Dear Artist,
Nigel Spivey, in his insightful book How Art Made the World, speculates on “peak shift.” It’s a concept that comes from research into both human and animal behaviour. A neurological principle, peak shift says we need exaggeration to make our lives interesting. Spivey asks, “Is it possible that a primeval instinct explains why humans like to create unrealistic images?”
Spivey cites the Venus of Willendorf, a round little female figurine that just happens to be 30,000 years old. Some anthropologists think this broad-beamed and buxom girl is the world’s oldest three-dimensional joke. Others think differently. Fashioned by someone in a harsh, ice-age environment, it’s an example of female steatopygia (fat-bottomedness) at a time when fatness and fertility might have been highly desirable. Where emaciation and hunger were the norm, fatness was the fashionable dream. With peak shift in spades, this four-inch sculpture might have excited people rather than serving as a source of mirth.

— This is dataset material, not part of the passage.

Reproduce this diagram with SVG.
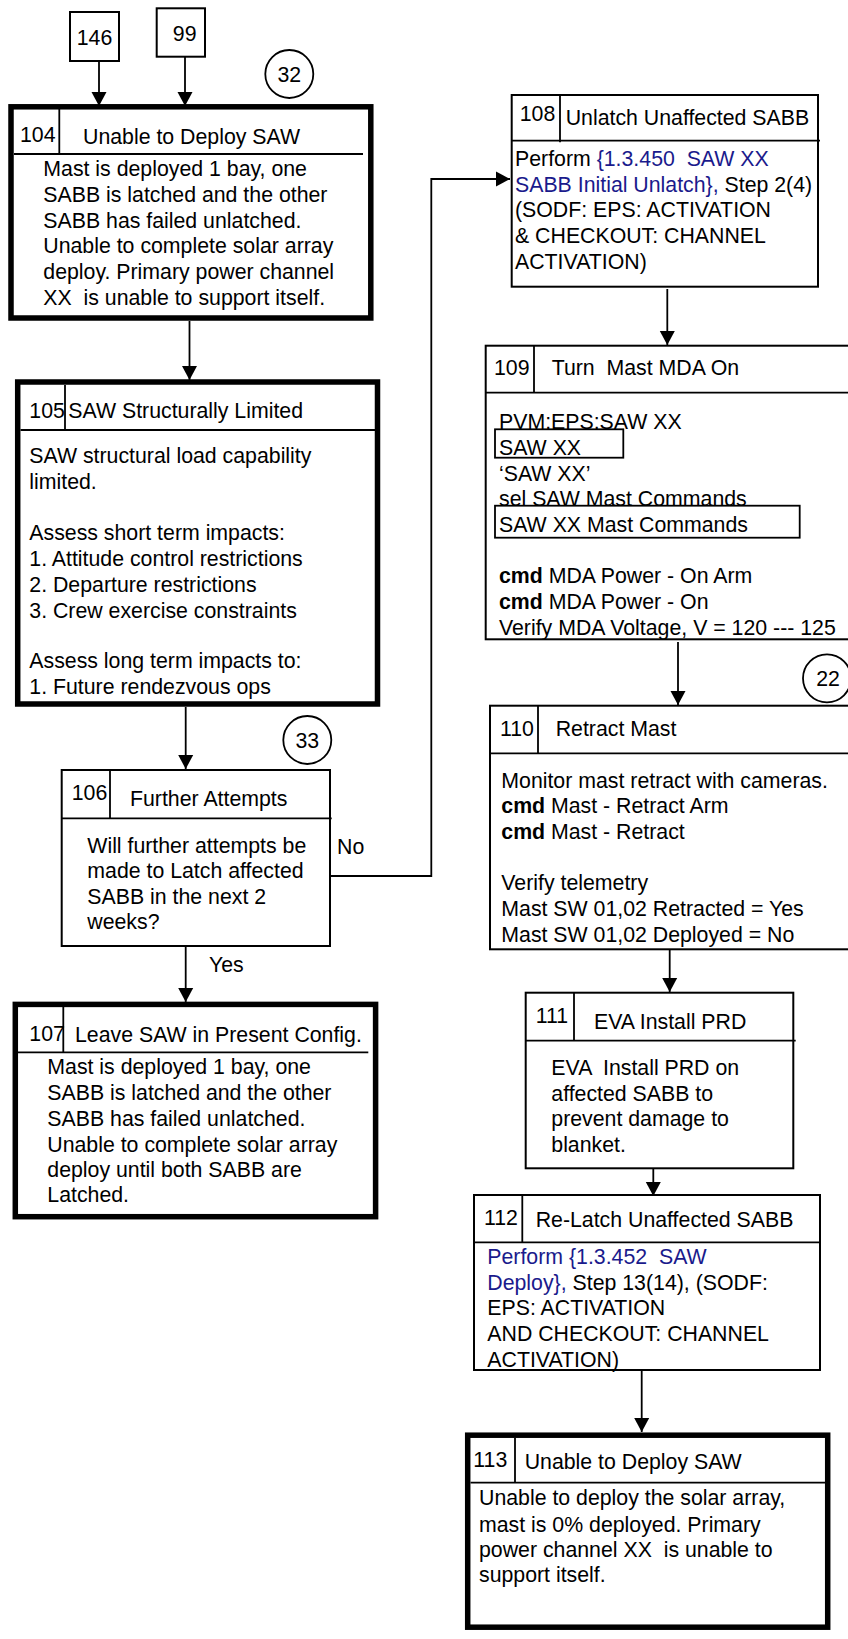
<svg xmlns="http://www.w3.org/2000/svg" width="848" height="1639" viewBox="0 0 848 1639">
<style>
text{font-family:"Liberation Sans",Arial,sans-serif;font-size:21.3px;fill:#000;white-space:pre}
.b{font-weight:bold}
.blue{fill:#1a1a8c}
.thin{fill:#fff;stroke:#000;stroke-width:2}
.thick{fill:#fff;stroke:#000;stroke-width:5.5}
.ln{fill:none;stroke:#000;stroke-width:1.8}
.con{fill:none;stroke:#000;stroke-width:1.8}
</style>
<defs>
<marker id="ah" markerWidth="16" markerHeight="16" refX="14" refY="8" orient="auto" markerUnits="userSpaceOnUse">
<path d="M0,0.5 L14,8 L0,15.5 z" fill="#000"/>
</marker>
</defs>
<rect width="848" height="1639" fill="#fff"/>

<g id="connectors">
<path class="con" d="M99,61 V106" marker-end="url(#ah)"/>
<path class="con" d="M185,57 V106" marker-end="url(#ah)"/>
<path class="con" d="M189.5,321 V380" marker-end="url(#ah)"/>
<path class="con" d="M185.7,707 V769" marker-end="url(#ah)"/>
<path class="con" d="M185.7,946 V1002" marker-end="url(#ah)"/>
<path class="con" d="M330,876 H431.3 V179 H510" marker-end="url(#ah)"/>
<path class="con" d="M667.3,289 V345" marker-end="url(#ah)"/>
<path class="con" d="M678,642 V705" marker-end="url(#ah)"/>
<path class="con" d="M669.7,950 V992" marker-end="url(#ah)"/>
<path class="con" d="M653.3,1169 V1196" marker-end="url(#ah)"/>
<path class="con" d="M641.7,1371 V1432" marker-end="url(#ah)"/>
<text x="337" y="854">No</text>
<text x="209" y="972">Yes</text>
</g>

<g id="ref146">
<rect class="thin" x="70" y="12" width="49" height="49"/>
<text x="94.5" y="45" text-anchor="middle">146</text>
</g>
<g id="ref99">
<rect class="thin" x="156.7" y="8.3" width="48.3" height="48.4"/>
<text x="184.7" y="40.7" text-anchor="middle">99</text>
</g>
<g id="c32">
<circle cx="289.3" cy="74" r="24" fill="#fff" stroke="#000" stroke-width="1.8"/>
<text x="289.3" y="81.5" text-anchor="middle">32</text>
</g>
<g id="c33">
<circle cx="307.3" cy="740" r="24" fill="#fff" stroke="#000" stroke-width="1.8"/>
<text x="307.3" y="747.5" text-anchor="middle">33</text>
</g>
<g id="c22">
<circle cx="827" cy="678.3" r="24" fill="#fff" stroke="#000" stroke-width="1.8"/>
<text x="828" y="685.5" text-anchor="middle">22</text>
</g>

<g id="n104">
<rect class="thick" x="11" y="106.8" width="359.8" height="211.2"/>
<path class="ln" d="M59.3,109 V154 M14,154 H363"/>
<text x="20" y="141.7">104</text>
<text x="83" y="144">Unable to Deploy SAW</text>
<text x="43.3" y="176">Mast is deployed 1 bay, one</text>
<text x="43.3" y="201.7">SABB is latched and the other</text>
<text x="43.3" y="227.5">SABB has failed unlatched.</text>
<text x="43.3" y="253.3">Unable to complete solar array</text>
<text x="43.3" y="279.2">deploy. Primary power channel</text>
<text x="43.3" y="305">XX  is unable to support itself.</text>
</g>

<g id="n105">
<rect class="thick" x="17.7" y="382" width="359.8" height="322"/>
<path class="ln" d="M65,385 V430 M20.5,430 H375"/>
<text x="29.3" y="417.7">105</text>
<text x="68.3" y="417.7">SAW Structurally Limited</text>
<text x="29.3" y="463.3">SAW structural load capability</text>
<text x="29.3" y="489">limited.</text>
<text x="29.3" y="540.4">Assess short term impacts:</text>
<text x="29.3" y="566.1">1. Attitude control restrictions</text>
<text x="29.3" y="591.8">2. Departure restrictions</text>
<text x="29.3" y="617.5">3. Crew exercise constraints</text>
<text x="29.3" y="668.2">Assess long term impacts to:</text>
<text x="29.3" y="693.5">1. Future rendezvous ops</text>
</g>

<g id="n106">
<rect class="thin" x="61.7" y="770" width="268.3" height="176"/>
<path class="ln" d="M110,770 V818.3 M61.7,818.3 H331.7"/>
<text x="71.7" y="800">106</text>
<text x="130" y="805.7">Further Attempts</text>
<text x="87.3" y="852.7">Will further attempts be</text>
<text x="87.3" y="878.3">made to Latch affected</text>
<text x="87.3" y="904">SABB in the next 2</text>
<text x="87.3" y="929.3">weeks?</text>
</g>

<g id="n107">
<rect class="thick" x="15.3" y="1004.4" width="360.3" height="212.3"/>
<path class="ln" d="M63.3,1007 V1052.3 M18,1052.3 H368.3"/>
<text x="29.3" y="1040.7">107</text>
<text x="75" y="1042.3">Leave SAW in Present Config.</text>
<text x="47.3" y="1074.3">Mast is deployed 1 bay, one</text>
<text x="47.3" y="1100">SABB is latched and the other</text>
<text x="47.3" y="1125.7">SABB has failed unlatched.</text>
<text x="47.3" y="1151.5">Unable to complete solar array</text>
<text x="47.3" y="1176.9">deploy until both SABB are</text>
<text x="47.3" y="1202.3">Latched.</text>
</g>

<g id="n108">
<rect class="thin" x="511.7" y="95" width="306.3" height="191.7"/>
<path class="ln" d="M560,95 V142.3 M511.7,140.7 H820"/>
<text x="519.7" y="120.7">108</text>
<text x="565.7" y="125">Unlatch Unaffected SABB</text>
<text x="515" y="166">Perform <tspan class="blue">{1.3.450  SAW XX</tspan></text>
<text x="515" y="191.7"><tspan class="blue">SABB Initial Unlatch},</tspan> Step 2(4)</text>
<text x="515" y="217.3">(SODF: EPS: ACTIVATION</text>
<text x="515" y="243.3">&amp; CHECKOUT: CHANNEL</text>
<text x="515" y="269.3">ACTIVATION)</text>
</g>

<g id="n109">
<rect class="thin" x="485.7" y="345.7" width="370" height="293.6"/>
<path class="ln" d="M534,345.7 V392.7 M485.7,392.7 H850"/>
<text x="494" y="375">109</text>
<text x="551.7" y="375">Turn  Mast MDA On</text>
<text x="499" y="429.3">PVM:EPS:SAW XX</text>
<rect x="495" y="429.3" width="128.3" height="28.4" fill="none" stroke="#000" stroke-width="1.8"/>
<text x="499" y="455">SAW XX</text>
<text x="499" y="480.7">‘SAW XX’</text>
<text x="499" y="506">sel SAW Mast Commands</text>
<rect x="495" y="505.7" width="304.7" height="32" fill="#fff" stroke="#000" stroke-width="1.8"/>
<text x="499" y="532.3">SAW XX Mast Commands</text>
<text x="499" y="583.3"><tspan class="b">cmd</tspan> MDA Power - On Arm</text>
<text x="499" y="609.3"><tspan class="b">cmd</tspan> MDA Power - On</text>
<text x="499" y="635">Verify MDA Voltage, V = 120 --- 125</text>
</g>

<g id="n110">
<rect class="thin" x="490" y="705.7" width="370" height="243.6"/>
<path class="ln" d="M538,705.7 V753.3 M490,753.3 H850"/>
<text x="500" y="736">110</text>
<text x="555.7" y="736">Retract Mast</text>
<text x="501.3" y="787.7">Monitor mast retract with cameras.</text>
<text x="501.3" y="813.3"><tspan class="b">cmd</tspan> Mast - Retract Arm</text>
<text x="501.3" y="839.3"><tspan class="b">cmd</tspan> Mast - Retract</text>
<text x="501.3" y="890">Verify telemetry</text>
<text x="501.3" y="916">Mast SW 01,02 Retracted = Yes</text>
<text x="501.3" y="941.7">Mast SW 01,02 Deployed = No</text>
</g>

<g id="n111">
<rect class="thin" x="525.7" y="992.7" width="267.6" height="175.6"/>
<path class="ln" d="M574,992.7 V1040.7 M525.7,1040.7 H795.7"/>
<text x="535.7" y="1023.3">111</text>
<text x="594" y="1029">EVA Install PRD</text>
<text x="551.3" y="1075">EVA  Install PRD on</text>
<text x="551.3" y="1100.7">affected SABB to</text>
<text x="551.3" y="1126">prevent damage to</text>
<text x="551.3" y="1151.7">blanket.</text>
</g>

<g id="n112">
<rect class="thin" x="474" y="1195" width="346" height="175"/>
<path class="ln" d="M522.3,1195 V1242.3 M474,1242.3 H820"/>
<text x="484" y="1225">112</text>
<text x="535.7" y="1226.7">Re-Latch Unaffected SABB</text>
<text x="487.3" y="1264" class="blue">Perform {1.3.452  SAW</text>
<text x="487.3" y="1290"><tspan class="blue">Deploy},</tspan> Step 13(14), (SODF:</text>
<text x="487.3" y="1315.3">EPS: ACTIVATION</text>
<text x="487.3" y="1340.7">AND CHECKOUT: CHANNEL</text>
<text x="487.3" y="1366.7">ACTIVATION)</text>
</g>

<g id="n113">
<rect class="thick" x="467.7" y="1435.2" width="360" height="192"/>
<path class="ln" d="M515,1438 V1482.7 M470.5,1482.7 H825"/>
<text x="473.3" y="1466.7">113</text>
<text x="524.7" y="1469.3">Unable to Deploy SAW</text>
<text x="479" y="1505">Unable to deploy the solar array,</text>
<text x="479" y="1531.7">mast is 0% deployed. Primary</text>
<text x="479" y="1556.7">power channel XX  is unable to</text>
<text x="479" y="1582.3">support itself.</text>
</g>
</svg>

The peak shift concept also applies to animals. One of many studies investigated the actions of Herring gulls and their chicks. The chicks get their folks to regurgitate food by tapping on the red spot on the adults’ yellow beaks. When a yellow-and-red painted stick is substituted for a beak, the chicks peck at that too. When three red dots are painted on the stick — the chicks get three times as excited. Scientists wondered if making the chicks go really crazy in this way was the prospect of more food, or the extra red dots.
Here on the British Virgin Islands, my friend Bob Ogilvie and I have been painting some famous and curvaceous rocks. We’ve determined a painter has three choices: One is to get them right — make them accurate and realistic. Another is the pervasive tendency to make them less interesting than they are — muzzy them up, sand them down and minimize their form. The third, the peak shift way, is to make them even more voluptuous. It’s our conclusion that it’s generally better for artists to go for the peak shift. People don’t need to be bored with the ordinary, and they don’t want to have natural beauty nullified. Like those herring-gull chicks, people (and artists) get extra excited when things are overdone. They just can’t help it. They don’t know why. It’s a primeval instinct.
Best regards,
Robert
PS: “Human kind cannot bear very much reality.” (T.S. Eliot)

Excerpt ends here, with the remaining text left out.